Novelist, political activist, essayist, and sometime movie director Leon deWinter wrote this mystery-spy thriller-philosophical novel in 1990. It became a huge success in Europe and was subsequently translated from the original Dutch into English for American audiences.
It is interesting that the author chose Baruch Spinoza as the philosophical thread that ties together the other various, and somewhat disparate, themes of the novel. Just what do Spinoza, infidelity, the Holocaust, political intrigue, bulimia, alcoholism, and obsessive compulsive disorder have to do with one another?
Felix Hoffman, the overeating protagonist, reads Spinoza as both an intellectual escape from his troubled life, and in search of some formula of what it means to experience happiness. Spinoza was cut off from his community for his radical ideas about the nature of God, and rather than submit to the authority of the Jewish community, chose a lonely path of intellectual pursuit for “the truth.” Felix, a Holocaust survivor who was hidden by Christians, has little to do with his own Jewish community, by his own choice, after the discovery that his parents perished in the camps. His wife Marian becomes, for him, the ultimate happiness and more so when she gives him twin daughters, Miriam and Esther. Felix has found in life what Spinoza writes of in his treatise, but it is not to last long. The death of young Esther from childhood leukemia, followed years later by the suicide of her twin, Miriam, ends all hope of lasting happiness for Felix and Marion. They both are unfaithful in their marriage, unable to bear the pain of losing their children.
Marian, a scholar, pours her efforts into researching and writing a book that will never be finished. And Felix eats to fill the void that will never be filled from the loss of his daughters.
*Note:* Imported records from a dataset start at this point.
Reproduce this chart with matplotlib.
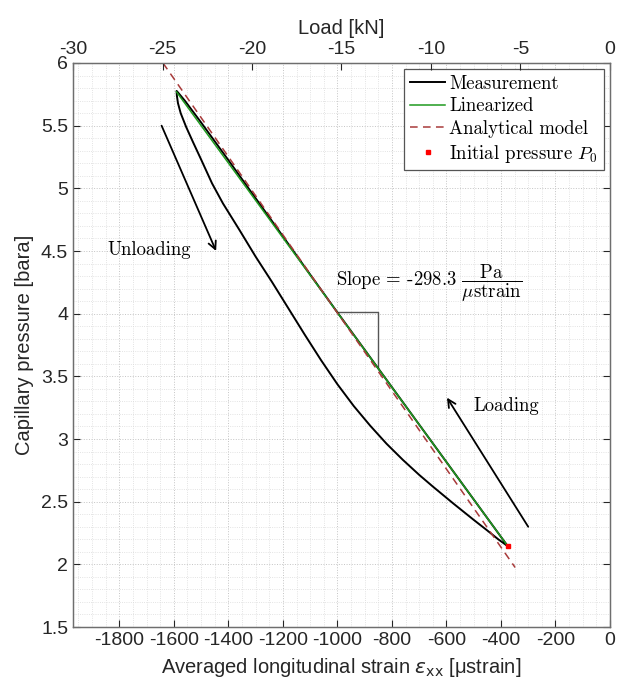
import matplotlib
matplotlib.use("Agg")
import matplotlib.pyplot as plt
from matplotlib.font_manager import FontProperties
from matplotlib.ticker import MultipleLocator

plt.rcParams["font.family"] = ["Liberation Sans", "DejaVu Sans"]
plt.rcParams["axes.unicode_minus"] = False

# measured loop: loading branch (P0 -> peak), unloading branch (peak -> P0)
load_strain = [-375, -500, -700, -900, -1000, -1100, -1200, -1300, -1400, -1500, -1560, -1585, -1590]
load_pressure = [2.145, 2.518, 3.115, 3.712, 4.010, 4.312, 4.617, 4.921, 5.225, 5.525, 5.700, 5.765, 5.777]
unload_strain = [-1590, -1589, -1585, -1575, -1555, -1530, -1500, -1460, -1420, -1360, -1300,
                 -1240, -1180, -1120, -1060, -1000, -940, -880, -820, -760, -700, -650, -575,
                 -500, -450, -410, -375]
unload_pressure = [5.777, 5.74, 5.68, 5.60, 5.49, 5.37, 5.23, 5.04, 4.88, 4.67, 4.455,
                   4.253, 4.043, 3.833, 3.629, 3.437, 3.263, 3.107, 2.963, 2.834, 2.714, 2.621, 2.486,
                   2.355, 2.27, 2.20, 2.145]

lin_strain = [-1590, -375]
lin_pressure = [5.769, 2.145]
ana_strain = [-1640, -348]
ana_pressure = [6.0, 1.975]
p0_strain = [-375]
p0_pressure = [2.145]

tri_strain = [-1000, -850, -850]
tri_pressure = [4.010, 4.010, 3.563]

strain_lim = (-1970, 0)
load_lim = (-30, 0)
strain_ticks = [-1800, -1600, -1400, -1200, -1000, -800, -600, -400, -200, 0]
load_ticks = [-30, -25, -20, -15, -10, -5, 0]
p_ticks = [1.5, 2, 2.5, 3, 3.5, 4, 4.5, 5, 5.5, 6]

serif = FontProperties(family="cmr10", size=13.5, math_fontfamily="cm")

fig = plt.figure(figsize=(6.31, 6.87), dpi=100)
ax = fig.add_axes([0.1157, 0.0873, 0.851, 0.821])

meas_x = load_strain + unload_strain[1:]
meas_y = load_pressure + unload_pressure[1:]
ax.plot(meas_x, meas_y, color="k", lw=1.4, label=r"Measurement", zorder=3)
ax.plot(lin_strain, lin_pressure, color="#1f9a1f", lw=1.1, label="Linearized", zorder=4)
ax.plot(ana_strain, ana_pressure, color="#a83a3a", lw=1.1, ls=(0, (5, 3.5)),
        label="Analytical model", zorder=5)
ax.plot(p0_strain, p0_pressure, ls="none", marker="s", ms=3.5, color="red",
        label=r"Initial pressure $P_0$", zorder=6)
ax.plot(tri_strain, tri_pressure, color="#555555", lw=1.0, zorder=2)

ax.text(-1005, 4.245, r"Slope = -298.3 $\dfrac{\mathrm{Pa}}{\mu\mathrm{strain}}$",
        fontproperties=serif, ha="left", va="center")
ax.text(-1842, 4.508, "Unloading", fontproperties=serif, ha="left", va="center")
ax.text(-500, 3.263, "Loading", fontproperties=serif, ha="left", va="center")

arrow = dict(arrowstyle="->", color="k", lw=1.3, mutation_scale=14, shrinkA=0, shrinkB=0)
ax.annotate("", xy=(-1445, 4.5), xytext=(-1645, 5.5), arrowprops=arrow)
ax.annotate("", xy=(-598, 3.33), xytext=(-300, 2.3), arrowprops=arrow)

ax.set_xlim(*strain_lim)
ax.set_ylim(1.5, 6)
ax.set_xticks(strain_ticks)
ax.set_yticks(p_ticks)
ax.set_yticklabels([f"{t:g}" for t in p_ticks])
ax.xaxis.set_minor_locator(MultipleLocator(50))
ax.yaxis.set_minor_locator(MultipleLocator(0.1))
ax.grid(True, which="major", ls=":", color="#c4c4c4", lw=0.7)
ax.grid(True, which="minor", ls=":", color="#dadada", lw=0.6)
ax.set_axisbelow(True)
ax.tick_params(which="major", direction="in", length=5, top=True, right=True,
               labelsize=14, colors="#262626", width=0.8)
ax.tick_params(which="minor", length=0)
for s in ax.spines.values():
    s.set_color("#6e6e6e")
    s.set_linewidth(0.9)
ax.set_xlabel(r"Averaged longitudinal strain $\epsilon_{\mathrm{xx}}$ [μstrain]", fontsize=14.5,
              color="#262626", labelpad=5)
ax.set_ylabel("Capillary pressure [bara]", fontsize=14.5, color="#262626", labelpad=5)

top = ax.twiny()
top.set_xlim(*load_lim)
top.set_xticks(load_ticks)
top.tick_params(direction="in", length=5, labelsize=14, colors="#262626", width=0.8)
top.set_xlabel("Load [kN]", fontsize=14.5, color="#262626", labelpad=5)
for s in top.spines.values():
    s.set_color("#6e6e6e")
    s.set_linewidth(0.9)

leg = ax.legend(loc="upper right", bbox_to_anchor=(0.988, 0.989), prop=serif,
                fancybox=False, framealpha=1, edgecolor="#555555", handlelength=1.9,
                handletextpad=0.2, borderpad=0.3, labelspacing=0.25, borderaxespad=0)
leg.get_frame().set_linewidth(0.9)

fig.savefig("out.png", dpi=100)
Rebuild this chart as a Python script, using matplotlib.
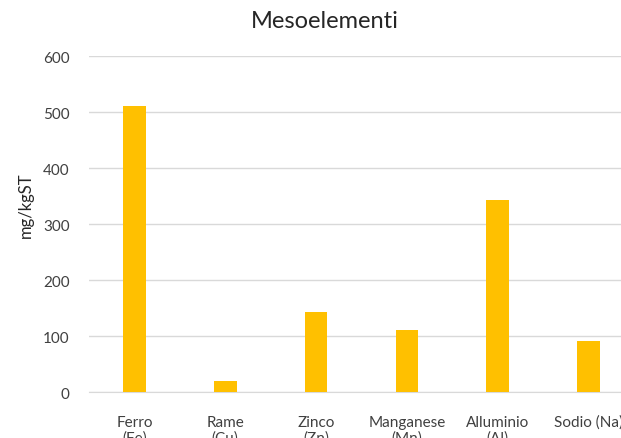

His career as a diplomat has not been filled with promise and he puts it in even greater jeopardy by an ill-advised affair with a double agent as a last attempt to find happiness, or to fill the hunger in his soul that will not be sated.
There are plot turns and twists, revealed connections between people that will bring the book to an ultimate climax of redemption and in some measure, happiness for Felix Hoffman, his hunger for food replaced by a sense of contentment, which may be what the ultimate happiness is for all of us.